Tellabs Operations, Inc. v. Fujitsu Ltd., 2012 U.S. Dist. LEXIS 60749 (N.D. Ill. May 1, 2012):
In January 2008, Fujitsu Limited ("Fujitsu") filed suit against Tellabs Operations, Inc. ("Tellabs") in the Eastern District of Texas, charging it with infringing three of Fujitsu's patents for optical amplifiers. 1 A few months later, in June, Tellabs filed a patent infringement suit in the Northern District of Illinois against Fujitsu, alleging that it infringed Tellabs' Patent No. 7,369,772. Fujitsu filed a counterclaim in that case, claiming that Tellabs had infringed yet another of Fujitsu's patents, No. 7,227,681. Fujitsu's Texas suit was transferred here and consolidated with the Illinois suit for the purposes of discovery.***
The question for resolution is whether Fujitsu is entitled to a protective order prohibiting Tellabs from taking discovery regarding Fujitsu's inspection in 2006 of Tellabs' optical scanner. Fujitsu argues that the inspection was conducted by its own employees, who were specially assigned to that task in anticipation of litigation and, since they will not be testifying at trial, their endeavors are protected by the work product doctrine and Rule 26(b)(4)(D), Federal Rules of Civil Procedure. Codified at Rule 26(b)(3) of the Federal Rules of Civil Procedure, the work-product doctrine is designed to protect an attorney's thought processes and mental impressions against disclosure and to limit the circumstances in which attorneys may piggyback on the fact-finding investigation of their adversaries. See Hickman v. Taylor, 329 U.S. 495 (1947); Sandra T.E. v. South Berwyn School Dist. 100, 600 F.3d 612, 621-622 (7th Cir.2010). Rule 26(b)(4)(D) prohibits discovery by one party of "facts known or opinions held by an expert who has been retained or specially employed by another party in anticipation of litigation or to prepare for trial and who is not expected to be called as a witness at trial."
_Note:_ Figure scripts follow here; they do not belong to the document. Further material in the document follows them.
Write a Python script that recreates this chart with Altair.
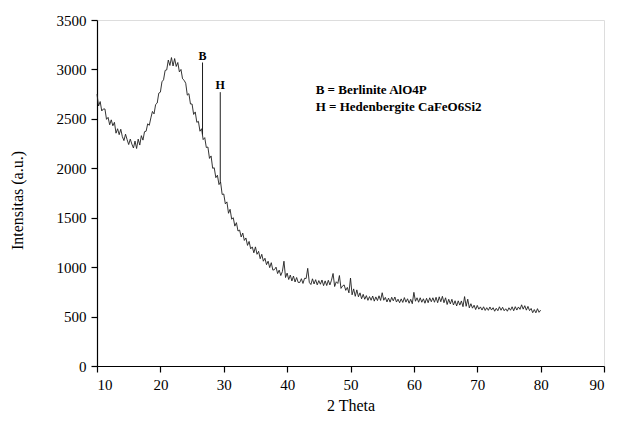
import altair as alt
import pandas as pd

# XRD pattern: 2-theta from 10 to 80 in steps of 0.25
theta_start = 10.0
theta_step = 0.25
intensity = [
    2750, 2630, 2675, 2580,   # 10
    2600, 2600, 2495, 2515,   # 11
    2440, 2490, 2430, 2465,   # 12
    2355, 2400, 2340, 2395,   # 13
    2320, 2280, 2345, 2290,   # 14
    2240, 2295, 2245, 2205,   # 15
    2275, 2200, 2295, 2235,   # 16
    2330, 2285, 2370, 2375,   # 17
    2450, 2435, 2510, 2575,   # 18
    2550, 2645, 2660, 2760,   # 19
    2770, 2875, 2895, 2990,   # 20
    2995, 3095, 3040, 3120,   # 21
    3035, 3110, 3030, 3070,   # 22
    2975, 3000, 2905, 2890,   # 23
    2860, 2740, 2755, 2650,   # 24
    2650, 2545, 2570, 2465,   # 25
    2475, 2375, 2400, 2290,   # 26
    2310, 2210, 2215, 2100,   # 27
    2125, 2000, 2005, 1905,   # 28
    1930, 1835, 1860, 1735,   # 29
    1740, 1640, 1660, 1545,   # 30
    1585, 1485, 1500, 1415,   # 31
    1450, 1365, 1375, 1305,   # 32
    1345, 1270, 1295, 1220,   # 33
    1260, 1185, 1205, 1145,   # 34
    1205, 1130, 1160, 1085,   # 35
    1130, 1060, 1090, 1025,   # 36
    1060, 995, 1045, 970,     # 37
    975, 1000, 935, 970,      # 38
    915, 955, 1060, 895,      # 39
    940, 875, 920, 860,       # 40
    910, 850, 895, 845,       # 41
    845, 883, 835, 887,       # 42
    885, 988, 846, 824,       # 43
    882, 830, 873, 821,       # 44
    864, 827, 870, 813,       # 45
    861, 814, 867, 820,       # 46
    868, 936, 804, 852,       # 47
    835, 915, 785, 810,       # 48
    820, 765, 795, 740,       # 49
    890, 720, 780, 705,       # 50
    770, 700, 740, 680,       # 51
    725, 675, 712, 664,       # 52
    702, 665, 708, 656,       # 53
    699, 662, 710, 663,       # 54
    741, 665, 694, 648,       # 55
    687, 646, 695, 659,       # 56
    698, 647, 676, 640,       # 57
    679, 643, 692, 646,       # 58
    680, 635, 675, 630,       # 59
    745, 655, 690, 645,       # 60
    690, 645, 680, 635,       # 61
    685, 640, 690, 650,       # 62
    690, 645, 695, 640,       # 63
    700, 650, 705, 640,       # 64
    690, 622, 675, 628,       # 65
    675, 617, 660, 607,       # 66
    659, 616, 658, 600,       # 67
    702, 604, 676, 588,       # 68
    630, 585, 615, 571,       # 69
    613, 575, 598, 566,       # 70
    599, 562, 590, 563,       # 71
    597, 566, 590, 554,       # 72
    584, 559, 599, 564,       # 73
    594, 559, 579, 554,       # 74
    589, 564, 599, 559,       # 75
    600, 566, 597, 573,       # 76
    619, 575, 610, 565,       # 77
    603, 560, 582, 539,       # 78
    571, 538, 580, 543,       # 79
    565,                      # 80
]
two_theta = [round(theta_start + i * theta_step, 2) for i in range(len(intensity))]

# sharp crystalline peaks
peak_labels = ["B", "H"]
peak_pos = [26.65, 29.45]
peak_base = [2340, 1850]
peak_top = [3070, 2770]
peak_label_y = [3140, 2840]

# legend text
legend_lines = ["B = Berlinite AlO4P", "H = Hedenbergite CaFeO6Si2"]
legend_x = [44.5, 44.5]
legend_y = [2790, 2624]

x_ticks = list(range(10, 95, 5))
y_ticks = list(range(0, 3750, 250))

serif = "Liberation Serif, Times New Roman, serif"
line_color = "#1e1e1e"

df = pd.DataFrame({"theta": two_theta, "intensity": intensity})
peaks = pd.DataFrame({"label": peak_labels, "pos": peak_pos, "base": peak_base,
                      "top": peak_top, "ly": peak_label_y})
legend = pd.DataFrame({"text": legend_lines, "x": legend_x, "y": legend_y})

x_scale = alt.Scale(domain=[10, 90], nice=False, zero=False)
y_scale = alt.Scale(domain=[0, 3500], nice=False)

x_axis = alt.Axis(
    values=x_ticks, format="d",
    labelExpr="datum.value % 10 === 0 ? datum.label : ''",
    tickSize={"condition": {"test": "datum.value % 10 === 0", "value": 6}, "value": 3},
    grid=False, domainColor="black", tickColor="black", domainWidth=1.2, tickWidth=1.2,
    labelFont=serif, labelFontSize=15, labelColor="black", labelPadding=5,
    title="2 Theta", titleFont=serif, titleFontSize=16, titleFontWeight="normal",
    titleColor="black", titleBaseline="alphabetic", titleY=44,
)
y_axis = alt.Axis(
    values=y_ticks, format="d",
    labelExpr="datum.value % 500 === 0 ? datum.label : ''",
    tickSize={"condition": {"test": "datum.value % 500 === 0", "value": 6}, "value": 3},
    grid=False, domainColor="black", tickColor="black", domainWidth=1.2, tickWidth=1.2,
    labelFont=serif, labelFontSize=15, labelColor="black", labelPadding=5,
    title="Intensitas (a.u.)", titleFont=serif, titleFontSize=16, titleFontWeight="normal",
    titleColor="black", titleBaseline="middle", titleX=-80, titleY=180, titleAngle=-90,
)

line = alt.Chart(df).mark_line(color=line_color, strokeWidth=0.9).encode(
    x=alt.X("theta:Q", scale=x_scale, axis=x_axis),
    y=alt.Y("intensity:Q", scale=y_scale, axis=y_axis),
)

peak_lines = alt.Chart(peaks).mark_rule(color=line_color, strokeWidth=1).encode(
    x="pos:Q", y="base:Q", y2="top:Q",
)

peak_text = alt.Chart(peaks).mark_text(
    font=serif, fontSize=12, fontWeight="bold", color="black", baseline="middle",
).encode(x="pos:Q", y="ly:Q", text="label:N")

legend_text = alt.Chart(legend).mark_text(
    font=serif, fontSize=13, fontWeight="bold", color="black", align="left", baseline="middle",
).encode(x="x:Q", y="y:Q", text="text:N")

chart = alt.layer(line, peak_lines, peak_text, legend_text).properties(
    width=507, height=346,
    autosize=alt.AutoSizeParams(type="none"),
    padding={"left": 89, "top": 12, "right": 8, "bottom": 47},
).configure_view(stroke=None).configure(background="white")

chart.save("out.html", embed_options={"renderer": "svg", "actions": False})
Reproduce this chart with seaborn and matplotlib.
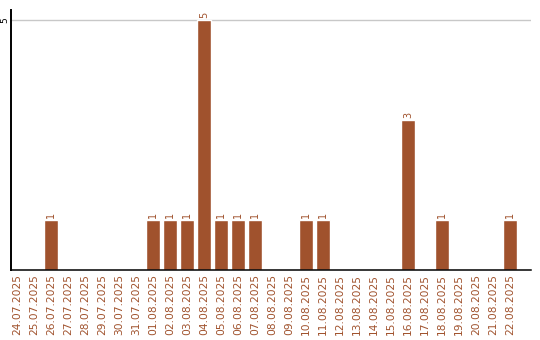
import matplotlib
matplotlib.use("Agg")
import matplotlib.pyplot as plt
import seaborn as sns
import pandas as pd

dates = ["24.07.2025", "25.07.2025", "26.07.2025", "27.07.2025", "28.07.2025",
         "29.07.2025", "30.07.2025", "31.07.2025", "01.08.2025", "02.08.2025",
         "03.08.2025", "04.08.2025", "05.08.2025", "06.08.2025", "07.08.2025",
         "08.08.2025", "09.08.2025", "10.08.2025", "11.08.2025", "12.08.2025",
         "13.08.2025", "14.08.2025", "15.08.2025", "16.08.2025", "17.08.2025",
         "18.08.2025", "19.08.2025", "20.08.2025", "21.08.2025", "22.08.2025"]
counts = [0, 0, 1, 0, 0, 0, 0, 0, 1, 1,
          1, 5, 1, 1, 1, 0, 0, 1, 1, 0,
          0, 0, 0, 3, 0, 1, 0, 0, 0, 1]

color = "#A0522D"
df = pd.DataFrame({"date": dates, "count": counts})

sns.set_style("white")
fig = plt.figure(figsize=(5.4, 3.4), dpi=100)
ax = fig.add_axes([10.5 / 540, 1 - 270 / 340, (530.7 - 10.5) / 540, 260 / 340])

sns.barplot(data=df, x="date", y="count", color=color, saturation=1,
            width=0.82, ax=ax, order=dates)

ax.set_xlim(-0.38, 30.22)
ax.set_ylim(0, 5.2)
ax.set_yticks([5])
ax.set_yticklabels(["5"], rotation=90, va="center", fontsize=6.5, color="black")
ax.yaxis.grid(True, color="#c8c8c8", linewidth=1)
ax.set_axisbelow(True)
ax.tick_params(axis="y", length=0, pad=1)
ax.tick_params(axis="x", length=0, pad=3)
ax.set_xticks(range(len(dates)))
ax.set_xticklabels(dates, rotation=90, fontsize=7.7, color=color, va="top", ha="center")
ax.set_xlabel("")
ax.set_ylabel("")

for s in ["top", "right"]:
    ax.spines[s].set_visible(False)
ax.spines["left"].set_color("black")
ax.spines["left"].set_linewidth(1.4)
ax.spines["bottom"].set_color("black")
ax.spines["bottom"].set_linewidth(1.1)

for i, v in enumerate(counts):
    if v > 0:
        ax.text(i, v + 0.04, str(v), rotation=90, ha="center", va="bottom",
                fontsize=7, color=color)

fig.savefig("out.png", dpi=100)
Resolution of the current controversy is complicated by the parties' competing assessments of the underlying facts, their disagreement over application of the relevant legal principles, and the lack of unanimity among the lower courts about the meaning of Rule 26(b)(4)(D). Wright and Miller, in their treatise on Federal Practice and Procedure, have said that the number of situations in which the protective provisions of the Rule would come into effect is small. In their view, "[t]here is a legitimate concern that a party may try to immunize its employees who are actors or viewers against proper discovery by designating them experts retained for work on the case," and they warn that "courts should be exceedingly skeptical when employees who have otherwise discoverable information are designated 'experts,' and efforts must be made to preserve the opportunity to discovery that information." 8A Wright, Miller, & Marcus, Federal Practice & Procedure, §2033 at 126 (2010). That caution finds proper application in this case.
I.
THE INSPECTIONS
In 2005, Tellabs pulled off what industry commentors called a "surprise upset" over Fujitsu and others in the optical networking world by cutting a deal with Verizon Communications, Inc., for the sale of more than a quarter billion dollars of optical transport equipment.... When Fujitsu's stunned representatives spoke with Verizon to find out what happened, they were told, among other things, that Tellabs ' 7100 optical amplifier was more advanced than Fujitsu's, and that Fujitsu had to innovate to catch up. Fujitsu's amplifier technology was described as "old," and its product "weak."... Fujitsu was in a state of what may fairly be called corporate panic.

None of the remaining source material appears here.